* DESCRIPTION OF THE TASK *
Begin with the line that contains "What matplotlib code", end with the line that contains "yticks = [0, 10, 20, 30, 40, 50, 60]", and extract exactly that stretch of lines.

---*---

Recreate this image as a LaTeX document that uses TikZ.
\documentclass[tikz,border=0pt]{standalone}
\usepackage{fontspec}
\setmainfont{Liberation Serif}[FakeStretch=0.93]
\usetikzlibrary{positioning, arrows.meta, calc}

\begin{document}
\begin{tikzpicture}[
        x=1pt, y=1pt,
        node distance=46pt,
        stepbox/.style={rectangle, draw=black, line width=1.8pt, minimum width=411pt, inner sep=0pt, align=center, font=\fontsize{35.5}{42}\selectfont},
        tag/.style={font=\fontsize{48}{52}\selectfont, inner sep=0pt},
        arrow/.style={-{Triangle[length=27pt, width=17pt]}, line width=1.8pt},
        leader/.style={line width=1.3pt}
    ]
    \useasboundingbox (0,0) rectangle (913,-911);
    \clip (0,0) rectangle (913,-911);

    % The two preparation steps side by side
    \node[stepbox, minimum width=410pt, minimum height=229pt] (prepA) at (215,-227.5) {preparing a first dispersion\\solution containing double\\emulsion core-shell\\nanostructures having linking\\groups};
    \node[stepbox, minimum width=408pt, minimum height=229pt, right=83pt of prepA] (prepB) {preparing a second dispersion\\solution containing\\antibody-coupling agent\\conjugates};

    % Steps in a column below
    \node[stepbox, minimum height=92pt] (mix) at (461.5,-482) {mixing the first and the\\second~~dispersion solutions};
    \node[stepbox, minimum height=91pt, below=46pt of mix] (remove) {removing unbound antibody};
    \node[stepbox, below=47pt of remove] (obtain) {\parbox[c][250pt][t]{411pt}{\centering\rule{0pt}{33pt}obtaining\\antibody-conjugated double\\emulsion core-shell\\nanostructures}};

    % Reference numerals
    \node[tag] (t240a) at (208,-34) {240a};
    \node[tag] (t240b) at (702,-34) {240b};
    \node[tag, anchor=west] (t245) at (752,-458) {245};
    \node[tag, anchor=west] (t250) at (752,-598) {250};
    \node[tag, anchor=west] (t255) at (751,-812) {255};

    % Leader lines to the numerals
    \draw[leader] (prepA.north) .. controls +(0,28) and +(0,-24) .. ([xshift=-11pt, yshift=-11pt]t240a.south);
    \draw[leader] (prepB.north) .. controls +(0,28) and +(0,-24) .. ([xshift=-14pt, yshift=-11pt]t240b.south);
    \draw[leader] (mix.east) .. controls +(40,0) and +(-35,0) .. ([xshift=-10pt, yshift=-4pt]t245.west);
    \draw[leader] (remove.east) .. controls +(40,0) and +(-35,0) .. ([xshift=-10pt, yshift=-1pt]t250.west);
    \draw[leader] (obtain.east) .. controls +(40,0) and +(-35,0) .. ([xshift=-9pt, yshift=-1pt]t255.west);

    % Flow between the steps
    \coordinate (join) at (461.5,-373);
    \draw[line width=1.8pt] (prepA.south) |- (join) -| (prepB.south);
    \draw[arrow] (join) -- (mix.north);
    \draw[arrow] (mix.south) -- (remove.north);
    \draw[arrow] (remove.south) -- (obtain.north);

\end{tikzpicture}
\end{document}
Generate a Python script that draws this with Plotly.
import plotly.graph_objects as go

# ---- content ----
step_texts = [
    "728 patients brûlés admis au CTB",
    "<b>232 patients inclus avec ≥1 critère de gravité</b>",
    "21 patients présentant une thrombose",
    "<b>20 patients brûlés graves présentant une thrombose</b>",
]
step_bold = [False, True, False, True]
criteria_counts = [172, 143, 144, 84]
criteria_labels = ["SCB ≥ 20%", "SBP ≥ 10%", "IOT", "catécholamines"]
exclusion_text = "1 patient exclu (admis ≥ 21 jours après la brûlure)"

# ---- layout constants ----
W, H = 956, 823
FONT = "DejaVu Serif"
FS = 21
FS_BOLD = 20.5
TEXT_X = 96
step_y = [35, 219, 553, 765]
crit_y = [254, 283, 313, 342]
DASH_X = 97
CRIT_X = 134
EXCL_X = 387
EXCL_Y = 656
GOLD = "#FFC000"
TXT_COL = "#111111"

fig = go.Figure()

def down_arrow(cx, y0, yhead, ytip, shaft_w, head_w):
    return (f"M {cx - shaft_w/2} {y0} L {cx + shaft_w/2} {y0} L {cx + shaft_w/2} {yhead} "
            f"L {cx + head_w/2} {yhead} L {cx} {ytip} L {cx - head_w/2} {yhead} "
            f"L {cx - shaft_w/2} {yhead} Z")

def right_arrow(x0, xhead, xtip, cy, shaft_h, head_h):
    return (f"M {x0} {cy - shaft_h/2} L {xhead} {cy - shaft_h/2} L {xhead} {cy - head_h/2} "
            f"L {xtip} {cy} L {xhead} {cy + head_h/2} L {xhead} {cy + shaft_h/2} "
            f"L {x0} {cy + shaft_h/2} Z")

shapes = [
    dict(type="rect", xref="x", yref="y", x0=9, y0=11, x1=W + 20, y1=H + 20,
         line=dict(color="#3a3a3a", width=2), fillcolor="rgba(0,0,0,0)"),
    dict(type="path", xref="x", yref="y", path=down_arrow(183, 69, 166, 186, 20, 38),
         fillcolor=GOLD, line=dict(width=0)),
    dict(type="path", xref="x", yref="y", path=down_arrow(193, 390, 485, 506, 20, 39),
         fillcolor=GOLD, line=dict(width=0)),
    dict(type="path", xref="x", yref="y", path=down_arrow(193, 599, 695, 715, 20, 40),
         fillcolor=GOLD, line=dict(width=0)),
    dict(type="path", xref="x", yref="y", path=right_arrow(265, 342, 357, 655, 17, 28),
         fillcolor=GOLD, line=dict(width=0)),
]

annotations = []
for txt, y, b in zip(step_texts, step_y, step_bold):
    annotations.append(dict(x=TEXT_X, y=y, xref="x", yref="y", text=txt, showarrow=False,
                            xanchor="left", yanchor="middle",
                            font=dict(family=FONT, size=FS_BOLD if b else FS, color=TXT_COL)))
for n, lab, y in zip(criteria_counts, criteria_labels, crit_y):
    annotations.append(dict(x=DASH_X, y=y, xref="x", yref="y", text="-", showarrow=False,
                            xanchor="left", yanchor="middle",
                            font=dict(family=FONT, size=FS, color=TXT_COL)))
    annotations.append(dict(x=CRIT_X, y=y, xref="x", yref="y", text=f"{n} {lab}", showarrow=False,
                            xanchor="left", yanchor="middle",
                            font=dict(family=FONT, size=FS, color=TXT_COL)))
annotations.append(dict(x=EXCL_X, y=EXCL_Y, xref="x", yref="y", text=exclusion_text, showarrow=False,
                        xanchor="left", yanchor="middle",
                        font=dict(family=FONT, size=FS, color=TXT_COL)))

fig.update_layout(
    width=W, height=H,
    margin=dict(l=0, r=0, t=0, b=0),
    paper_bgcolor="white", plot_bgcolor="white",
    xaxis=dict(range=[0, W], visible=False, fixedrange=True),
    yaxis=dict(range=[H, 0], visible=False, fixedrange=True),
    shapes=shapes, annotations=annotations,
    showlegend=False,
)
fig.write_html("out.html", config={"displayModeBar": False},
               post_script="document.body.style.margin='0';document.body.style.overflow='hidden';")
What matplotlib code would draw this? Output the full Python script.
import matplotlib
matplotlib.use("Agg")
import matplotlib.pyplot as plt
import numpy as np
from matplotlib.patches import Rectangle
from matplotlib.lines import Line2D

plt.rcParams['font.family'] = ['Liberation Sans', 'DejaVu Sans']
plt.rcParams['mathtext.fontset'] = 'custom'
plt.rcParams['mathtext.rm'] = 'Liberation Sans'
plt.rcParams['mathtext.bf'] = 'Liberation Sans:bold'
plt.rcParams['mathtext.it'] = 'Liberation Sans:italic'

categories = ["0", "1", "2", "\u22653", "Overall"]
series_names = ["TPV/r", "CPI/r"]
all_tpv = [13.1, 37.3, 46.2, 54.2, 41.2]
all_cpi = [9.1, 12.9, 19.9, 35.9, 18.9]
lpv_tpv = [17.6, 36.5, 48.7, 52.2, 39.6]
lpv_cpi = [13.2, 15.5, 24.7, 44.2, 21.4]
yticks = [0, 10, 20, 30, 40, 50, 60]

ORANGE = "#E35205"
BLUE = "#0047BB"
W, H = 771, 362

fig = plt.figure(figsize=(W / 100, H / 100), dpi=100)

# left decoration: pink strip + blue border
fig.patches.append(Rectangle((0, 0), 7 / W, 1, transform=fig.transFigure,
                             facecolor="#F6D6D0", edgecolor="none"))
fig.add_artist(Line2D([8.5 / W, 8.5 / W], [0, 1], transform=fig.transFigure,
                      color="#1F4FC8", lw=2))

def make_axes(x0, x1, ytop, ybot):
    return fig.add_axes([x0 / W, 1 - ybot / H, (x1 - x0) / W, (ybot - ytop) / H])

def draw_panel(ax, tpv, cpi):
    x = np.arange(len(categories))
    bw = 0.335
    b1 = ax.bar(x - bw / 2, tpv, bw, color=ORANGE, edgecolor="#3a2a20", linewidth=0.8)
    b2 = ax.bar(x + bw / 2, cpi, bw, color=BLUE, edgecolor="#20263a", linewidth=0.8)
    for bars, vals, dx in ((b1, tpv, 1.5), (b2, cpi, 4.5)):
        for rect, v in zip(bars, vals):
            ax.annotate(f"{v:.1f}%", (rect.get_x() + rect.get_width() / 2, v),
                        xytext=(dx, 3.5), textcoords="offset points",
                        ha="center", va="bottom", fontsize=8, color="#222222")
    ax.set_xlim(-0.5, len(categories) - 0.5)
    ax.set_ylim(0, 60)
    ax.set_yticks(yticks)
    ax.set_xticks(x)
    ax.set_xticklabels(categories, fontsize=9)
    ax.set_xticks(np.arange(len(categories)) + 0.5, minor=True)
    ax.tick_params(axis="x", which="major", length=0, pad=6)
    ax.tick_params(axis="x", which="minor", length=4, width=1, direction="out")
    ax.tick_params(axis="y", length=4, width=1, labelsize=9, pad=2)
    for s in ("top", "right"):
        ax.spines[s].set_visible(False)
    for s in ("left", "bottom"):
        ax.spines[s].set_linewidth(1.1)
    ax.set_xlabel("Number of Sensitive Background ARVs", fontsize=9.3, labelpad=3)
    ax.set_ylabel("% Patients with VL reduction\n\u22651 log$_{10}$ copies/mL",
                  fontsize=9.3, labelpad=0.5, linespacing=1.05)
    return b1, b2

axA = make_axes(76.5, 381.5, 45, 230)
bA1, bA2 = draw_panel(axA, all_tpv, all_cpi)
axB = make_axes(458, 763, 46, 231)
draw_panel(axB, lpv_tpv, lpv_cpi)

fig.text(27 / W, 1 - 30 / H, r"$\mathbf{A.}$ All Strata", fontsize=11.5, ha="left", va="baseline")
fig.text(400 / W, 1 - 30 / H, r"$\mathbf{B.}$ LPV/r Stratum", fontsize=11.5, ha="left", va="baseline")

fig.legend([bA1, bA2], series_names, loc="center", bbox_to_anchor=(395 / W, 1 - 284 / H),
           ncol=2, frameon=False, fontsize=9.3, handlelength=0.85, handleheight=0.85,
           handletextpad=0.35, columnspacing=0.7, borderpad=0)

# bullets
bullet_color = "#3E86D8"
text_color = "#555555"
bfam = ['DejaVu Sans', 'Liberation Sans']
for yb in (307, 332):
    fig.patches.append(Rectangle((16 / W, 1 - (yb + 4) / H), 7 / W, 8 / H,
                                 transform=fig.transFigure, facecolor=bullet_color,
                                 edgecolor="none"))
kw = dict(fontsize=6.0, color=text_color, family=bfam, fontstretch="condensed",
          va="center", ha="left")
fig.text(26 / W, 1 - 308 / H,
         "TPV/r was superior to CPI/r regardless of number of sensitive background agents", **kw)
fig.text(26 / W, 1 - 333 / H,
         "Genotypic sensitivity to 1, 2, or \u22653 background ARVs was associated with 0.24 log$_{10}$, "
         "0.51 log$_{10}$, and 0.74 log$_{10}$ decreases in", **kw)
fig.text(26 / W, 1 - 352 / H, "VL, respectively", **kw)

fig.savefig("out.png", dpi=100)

---*---

* TASK RESPONSE *
What matplotlib code would draw this? Output the full Python script.
import matplotlib
matplotlib.use("Agg")
import matplotlib.pyplot as plt
import numpy as np
from matplotlib.patches import Rectangle
from matplotlib.lines import Line2D

plt.rcParams['font.family'] = ['Liberation Sans', 'DejaVu Sans']
plt.rcParams['mathtext.fontset'] = 'custom'
plt.rcParams['mathtext.rm'] = 'Liberation Sans'
plt.rcParams['mathtext.bf'] = 'Liberation Sans:bold'
plt.rcParams['mathtext.it'] = 'Liberation Sans:italic'

categories = ["0", "1", "2", "\u22653", "Overall"]
series_names = ["TPV/r", "CPI/r"]
all_tpv = [13.1, 37.3, 46.2, 54.2, 41.2]
all_cpi = [9.1, 12.9, 19.9, 35.9, 18.9]
lpv_tpv = [17.6, 36.5, 48.7, 52.2, 39.6]
lpv_cpi = [13.2, 15.5, 24.7, 44.2, 21.4]
yticks = [0, 10, 20, 30, 40, 50, 60]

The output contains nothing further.